Citing uncertainty in Kingfisher Airlines resuming its operations, a former management-level employee said, "There is no guarantee the airline will resume flying, so a lot of us have left for other opportunities."

"Me and some former colleagues will get the full and final settlement from the airline. The good thing is, we have found jobs in other industries," added the employee, whose identity is not revealed.

Though employee walkouts were reported quite often, Kingfisher Airlines declined to make any comments on the same.

Unlike management and ground staff, the number of engineers and pilots who left the company is relatively less. "There are fewer exits among engineers and pilots," said a former Kingfisher engineer.

"The industry has more engineers and pilots than available jobs."

While the ground staff who left the company found corresponding jobs in other airlines, the managerial staff has rooted themselves to other industries.

Many are hoping to find jobs in the joint airline venture by Tata Sons and AirAsia, who have reportedly commenced the recruitment drive for the upcoming domestic airline.

"Perhaps with the entry of AirAsia and expansion of IndiGo, more jobs may come up. However, as of now, things look bleak," said the engineer.

Kingfisher Airlines, which was stranded since 1 October, 2012, also lost its operation permit after its licence expired on 31 December.

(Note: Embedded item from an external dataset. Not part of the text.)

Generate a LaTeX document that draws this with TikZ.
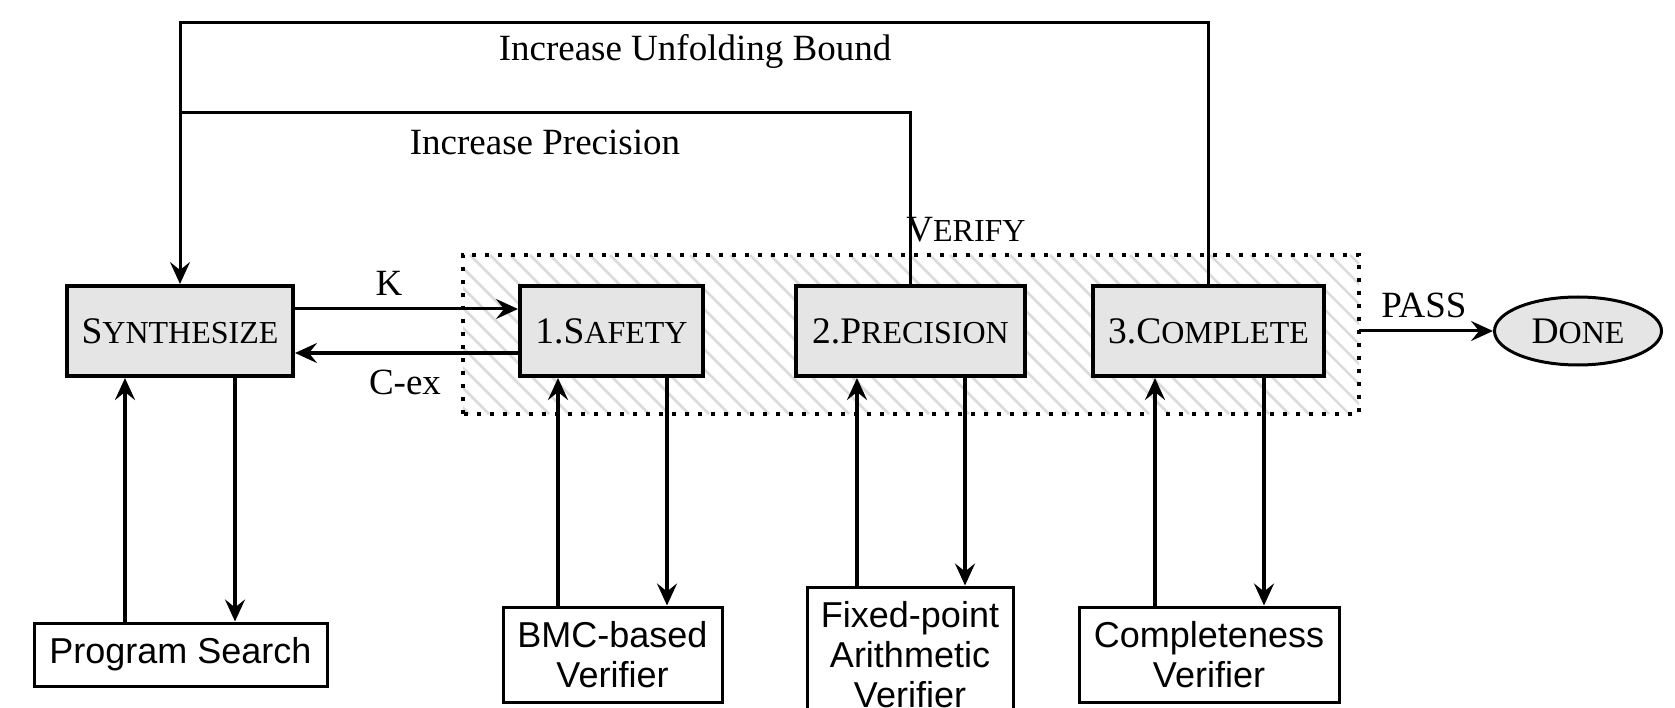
\documentclass[tikz,border=0pt]{standalone}
\usepackage{fontspec}
\setmainfont{Liberation Serif}
\newfontfamily\hvfont{Liberation Sans}
\usetikzlibrary{arrows.meta,shapes.geometric}
\newcommand{\fsc}[2]{#1{\fontsize{32}{36}\selectfont #2}}
\tikzset{
  mainbox/.style={draw, line width=4pt, fill=gray!20, minimum height=90pt, inner sep=0pt, font=\fontsize{37.5}{40}\selectfont},
  verbox/.style={draw, line width=3pt, fill=white, inner sep=0pt, align=center, font=\hvfont\fontsize{36}{40}\selectfont},
  tip/.style={-{Stealth[length=22pt,width=20pt,inset=8pt]}},
  conn/.style={line width=3pt, tip},
  upconn/.style={line width=4.5pt, tip},
  downconn/.style={line width=3.3pt, tip},
  fb/.style={line width=3pt},
  hatch/.style={line width=2.5pt, gray!28},
  dotborder/.style={line width=4pt, dash pattern=on 4pt off 9pt},
  lbl/.style={font=\fontsize{37}{40}\selectfont, inner sep=0pt},
}
\begin{document}
\begin{tikzpicture}[x=1pt,y=-1pt]
\useasboundingbox (0,0) rectangle (1675,708);
% verify region
\node[minimum width=896pt, minimum height=159pt, inner sep=0pt] (ver) at (911,334.5) {};
\begin{scope}
  \clip (ver.south west) rectangle (ver.north east);
  \foreach \x in {290,310,...,1370}
    \draw[hatch] (\x,255) -- (\x+159,414);
\end{scope}
\draw[dotborder] (ver.south west) rectangle (ver.north east);
\node[lbl] (vl) at (966,230) {\fsc{V}{ERIFY}};
% main boxes
\node[mainbox, minimum width=226pt] (syn) at (180,331) {\fsc{S}{YNTHESIZE}};
\node[mainbox, minimum width=183pt] (saf) at (611.5,331) {1.\fsc{S}{AFETY}};
\node[mainbox, minimum width=229pt] (pre) at (910.5,331) {2.\fsc{P}{RECISION}};
\node[mainbox, minimum width=231pt] (com) at (1208.5,331) {3.\fsc{C}{OMPLETE}};
\node[ellipse, draw, line width=3pt, fill=gray!20, minimum width=167pt, minimum height=68pt, inner sep=0pt,
      font=\fontsize{37.5}{40}\selectfont] (done) at (1578,331) {\fsc{D}{ONE}};
% verifiers
\node[verbox, minimum width=293pt, minimum height=63pt] (ps) at (180.5,654.5) {Program Search};
\node[verbox, minimum width=219pt, minimum height=95pt] (bmc) at (612.5,654.5) {BMC-based\\Verifier};
\node[verbox, minimum width=206pt, minimum height=135pt] (fpa) at (910,654.5) {Fixed-point\\Arithmetic\\Verifier};
\node[verbox, minimum width=260pt, minimum height=95pt] (cv) at (1209,654.5) {Completeness\\Verifier};
% feedback loops
\coordinate (topy) at (0,23);
\coordinate (midy) at (0,113);
\draw[fb, tip] (com.north) |- (topy -| syn.north) -- (syn.north);
\draw[fb] (pre.north) |- (midy -| syn.north);
\node[lbl] (iub) at (695,51) {Increase Unfolding Bound};
\node[lbl] (ip) at (545,142) {Increase Precision};
% K / C-ex
\draw[conn] ([yshift=22pt]syn.east) -- ([yshift=22pt]saf.west);
\draw[conn] ([yshift=-22pt]saf.west) -- ([yshift=-22pt]syn.east);
\node[lbl] (kl) at (389,283) {K};
\node[lbl] (cl) at (405,382) {C-ex};
% PASS
\draw[conn] (ver.east |- done.west) -- (done.west);
\node[lbl] (pl) at (1424,305) {PASS};
% verifier links
\draw[upconn] ([xshift=-55pt]syn.south |- ps.north) -- ([xshift=-55pt]syn.south);
\draw[downconn] ([xshift=55pt]syn.south) -- ([xshift=55pt]syn.south |- ps.north);
\draw[upconn] ([xshift=-53.5pt]saf.south |- bmc.north) -- ([xshift=-53.5pt]saf.south);
\draw[downconn] ([xshift=55.5pt]saf.south) -- ([xshift=55.5pt]saf.south |- bmc.north);
\draw[upconn] ([xshift=-53.5pt]pre.south |- fpa.north) -- ([xshift=-53.5pt]pre.south);
\draw[downconn] ([xshift=54.5pt]pre.south) -- ([xshift=54.5pt]pre.south |- fpa.north);
\draw[upconn] ([xshift=-53.5pt]com.south |- cv.north) -- ([xshift=-53.5pt]com.south);
\draw[downconn] ([xshift=55.5pt]com.south) -- ([xshift=55.5pt]com.south |- cv.north);
\end{tikzpicture}
\end{document}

Though the company submitted revival plans, the Directorate General of Civil Aviation (DGCA) was unconvinced and stated , "They (Kingfisher Airlines) have to satisfy a lot of conditions before they can fly again," said Arun Mishra, director general of civil aviation. "Salaries haven't been paid and there are dues to lessors and banks. Even if they can't satisfy all of them, they need to clear some of their dues. The revival plan does not clarify on any of these issues."

DGCA said it is ready to cooperate with Airports Authority of India (AAI) and lessors to help unpaid lessors take back their planes from Kingfisher Airlines, reported Financial express.

The airline owns only three aircrafts and were leased the rest 28 which will be claimed back by the lessors.

"We will de-register the planes as and when we get a request from the lessors," said Mishra. "We will also talk to AAI to help lessors take their planes back as that is the international convention."

Kingfisher has a debt of ₹8,630 crores, of which ₹7,000 crores account for loan and interest. Lenders are expected to commence recovery proceedings from the airlines soon.